Can paid search giants really promise that AI automation can take away the human aspect of your PPC campaign management?
Search engine titans such as Google are pioneering and encouraging us all to embrace automation. In this blog, I will look at two example Google products where automation is at the heart of optimisation, and weigh-up the benefits and drawbacks of this, as well as highlighting some optimisation tips.
Dynamic Search Ads
The digital marketer is no stranger to Dynamic Search Ads (DSA) and how they can be used to capture the traffic that may have otherwise been missed through your standard keyword campaigns. Across agencies, this type of campaign is often used as a tool for ‘keyword mining’, where the keywords that perform well will be picked up and dropped into keyword campaigns running within the account.
However, Google now strongly suggest that this should not be the case, and that your keywords will perform better staying in the DSA campaign. Google advises that the keywords will run at a 35% lower CPA with 15% more clicks. Croud are currently testing this for our clients to see the plausibility of moving away from ‘keyword mining’, which reduces some of the heavy manual aspects of ensuring relevant keyword coverage.
The way a DSA should be set up has also changed, with specific DSA campaigns no longer needed. Google proposes using the hybrid ad group for DSAs, which run alongside your other ad groups. At this point you may be asking, ‘won’t traffic be pushed through the DSA ad group instead of my exact match type ad groups, leading me to spend more?’ The answer is no, – according to Google, “exact match always wins” in the auction against your DSA, providing you are not constrained by budget, have low-quality scores or have the wrong targeting.
What levers to pull, in order to optimise DSA campaigns
- The right targeting is key as, since 86% of DSA traffic is incremental, we want to ensure the targets are more broadly defined and that we have enough indexed landing pages to assist this.
- Keyword negatives and audience exclusions are pivotal in helping traffic be directed to the best-optimised campaigns and ensuring you don’t appear for the searches and audiences you don’t want to (just as you would in your other campaigns).
Responsive Search Ads
The automation of creatives has also become somewhat possible through Responsive Search Ads (RSA). The set-up of the RSA allows 15 different headlines and four different descriptions to be entered, with Google using AI to decide on what the user sees as the ‘best’ combination from their search term.
Since the release of RSAs earlier this year, there hasn’t been much to report about them, as they currently have quite limited metric reports – so far only showing the percentage of impressions each ad combination has received.
Limitations of RSAs
Sure, for good click-through rates and good conversion rates, RSAs are the ad type to use. However, if your client requires specific terms to be shown in their ads, such as brand names and slogans, then you are stuck letting the RSA decide what to show the user because it may not show either of those. You can certainly ‘pin’ your headlines and descriptions to always show in certain positions, but this could then lower the impact of the machine learning, and hands all the manual control back to us – curbing the impact of RSAs and maintaining the human element to creative updates.

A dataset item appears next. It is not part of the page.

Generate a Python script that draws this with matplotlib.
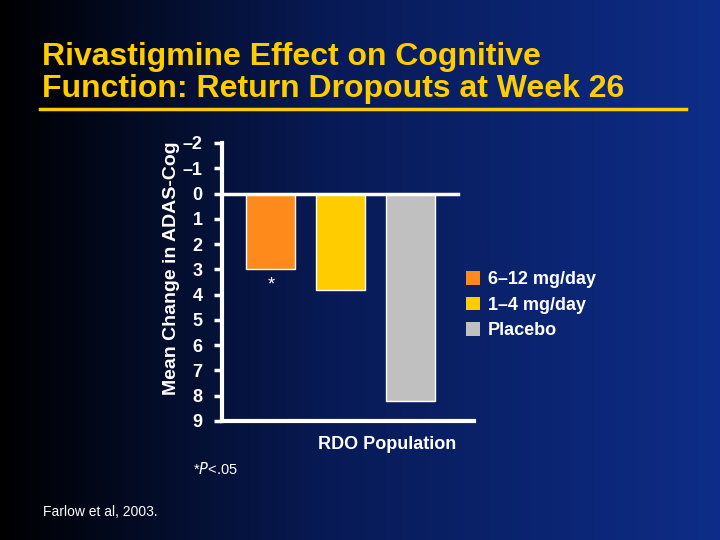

What the above two examples – DSAs and RSAs – highlight is that we need to find a balance between AI and manual optimisation. It’s true that machine learning can take care of the laborious, time-consuming, day-to-day tasks a PPC Account Manager must do, such as bidding, reporting and keyword expansions from search query reports.
However, no automation can completely replace how agencies manage PPC accounts; this is particularly the case for Croud, which leverages local market insights and sophisticated skill sets of its network of over 2,000 Croudies onto campaign management– something that AI is yet to be able to do.
In conclusion
To conclude, AI automation really does help PPC Account Managers, by taking care of the repetitive tasks they do daily (and in many instances does it better due to the sophisticated algorithms). This allows more time for Account Managers to focus on strategy, tests and client service, which means working more efficiently to get better results for your client.
However, we are quite some time away from AI automation completely running PPC campaigns to the level that humans do, but that partnership of machine and people is certainly proving beneficial!